Step 2: Manually Clean Cluster Manifests

  1. Identify all clusters referencing the old AZs by downloading their manifests:

    bosh -d service-instance_<ID> manifest > service-instance_<ID>_manifest.yml

  2. Search and replace all references of the old AZs (e.g., AZ2, AZ3) with the new/active AZs (e.g., AZ4, AZ5). Pay close attention to the apply-addons instance group.

  3. Deploy the corrected manifest:

    bosh -d service-instance_<ID> deploy service-instance_<ID>_manifest.yml


Step 3: Synchronize TKGI Control Plane

Updating the BOSH manifest manually does not update the TKGI database. You must trigger a sync to update the Named Cloud Configs managed by the TKGI broker.

  1. For each corrected cluster, run:

    tkgi update-cluster <CLUSTER_NAME> --num-nodes <unchanged_current_count>

  2. If the cluster utilizes compute profiles, include those in the command:

    tkgi update-cluster <CLUSTER_NAME> --compute-profile <PROFILE_NAME> --node-pool-instances "<POOL_NAME>:<COUNT>"


Step 4: Final Cleanup and Director Update

  1. Once all clusters are updated and no longer reference the old AZs, revert the Global Cloud Config to the desired state (removing the temporary AZ2/AZ3 references):

    bosh -e <env> update-cloud-config bosh_cc_orig.yml

  2. Return to the Ops Manager GUI.

  3. Run Apply Changes on the Bosh Director tile. The metrics-server should now validate successfully as all cluster-specific network references in the BOSH database have been updated to active AZs.

Additional Information

The Dependency Hierarchy

In TKGI, the BOSH Director doesn't just manage one big system; it manages a fleet of independent Kubernetes clusters. Each layer must be valid for the layer above it to function.

  • Global Cloud Config (The Foundation): Defines the physical world (AZs, Networks, VM Types). If an AZ is removed here, the Director "forgets" it exists.
  • Named Cloud Configs (The Scaffold): TKGI creates a specific config for every cluster (e.g., pks-CLUSTER-ID). These map the cluster's logical requirements to the Global Cloud Config.
  • Cluster Manifest (The Blueprint): Defines the actual VMs (Master/Worker nodes) and Errands (Apply-Addons) for that specific Kubernetes instance.

 

The TKGI update-cluster Workflow

When you execute tkgi update-cluster, you are triggering a synchronized orchestration between the TKGI API (the Broker) and the BOSH Director. This process ensures that the "Blueprint" (Manifest) and the "Scaffold" (Named Cloud Config) are updated simultaneously.

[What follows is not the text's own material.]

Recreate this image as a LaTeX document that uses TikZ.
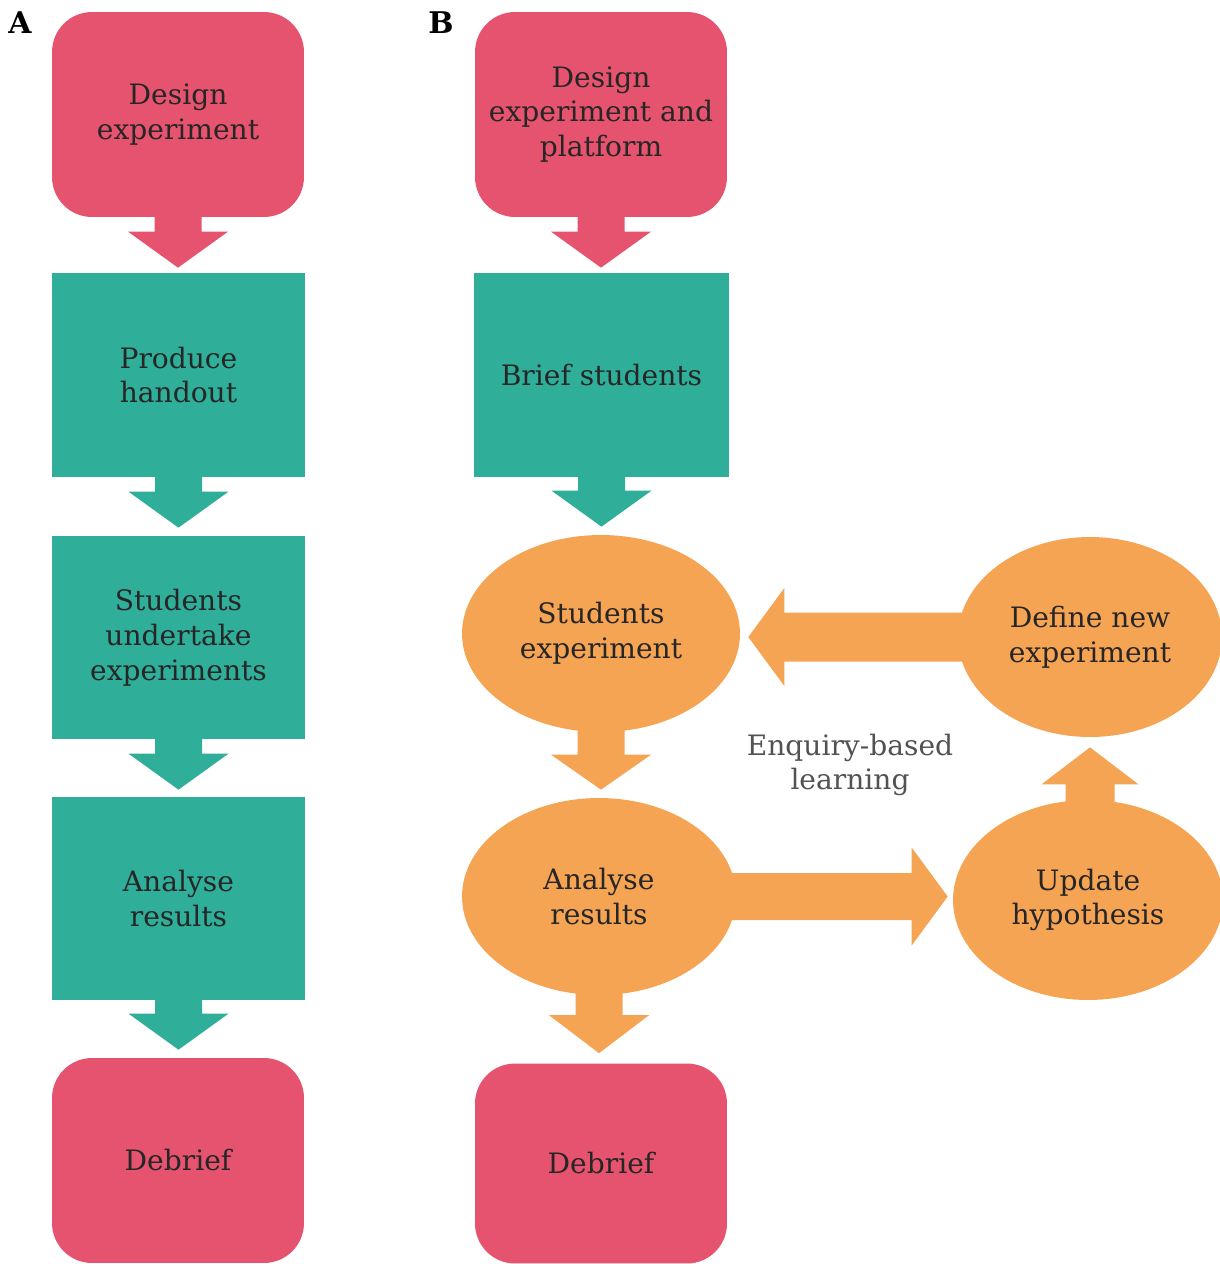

  1. The TKGI API Layer (The Request)
    The TKGI API receives your command (e.g., --num-nodes 5). It queries its internal database to retrieve the Plan associated with that cluster.
    • Action: The API calculates the new resource requirements.
    • Result: It generates a new version of the Cluster Manifest and a new Named Cloud Config.

  2. Changes in the "Named Cloud Config"
    This is the most critical and often overlooked part of the TKGI workflow. Unlike standard BOSH deployments, TKGI uses Named Configs to provide isolation for each cluster's networking.
    • Location: You can see this via:

      bosh configs | egrep "pivotal-container-service|pks"

    • The Change: Subnet Mapping: If you have modified AZs or network ranges in the plan, the subnets block within this named config is rewritten.
      • AZ Binding: It explicitly maps the Kubernetes cluster’s network name to the Global AZs.
      • Example: If you move a cluster from AZ2 to AZ4, the Named Cloud Config is updated to point the pks-network to AZ4 before the VM deployment begins.

  3. Changes in the Cluster Manifest
    Once the Named Cloud Config is updated, the TKGI API pushes the updated Deployment Manifest to the BOSH Director.
    • Instance Groups: The instances: count for the worker job is updated (e.g., from 3 to 5).
    • AZ Placement: The azs: list for the instance groups (Master, Worker, and Errands) is updated to match the new plan configuration.
    • Version Increment: The manifest version is incremented, and BOSH prepares a "Diff" to show which VMs will be created, changed, or deleted.

  4. Interactions with the "Global Cloud Config"
    The Global Cloud Config (managed via the BOSH Director Tile in Ops Manager) is the only layer that remains unchanged during a tkgi update-cluster.
    • The Dependency: The Global Cloud Config acts as the "Source of Truth." During the update, the BOSH Director validates the Named Cloud Config against the Global Cloud Config.
    • The Failure Point: If your update-cluster command references AZ4, but AZ4 is not defined in the Global Cloud Config, the Director will reject the update immediately.

 

The End-to-End Execution Flow

  1. Validation: BOSH confirms the Manifest (what you want) is compatible with the Named Config (where it goes), which is in turn compatible with the Global Config (what is physically available).
  2. Compilation: If the update involves a new Kubernetes version or stemcell, BOSH compiles the necessary packages.
  3. Update Strategy: BOSH performs a "rolling update."
    • It creates new Worker VMs in the newly specified AZs.
    • It deletes old Worker VMs from the decommissioned AZs.
  4. Errand Execution: After the VMs are stable, BOSH runs the apply-addons errand. This errand uses the updated AZ mapping to spin up its temporary VM, ensuring the Kubernetes CNI and Storage Classes are aware of the new AZ placement.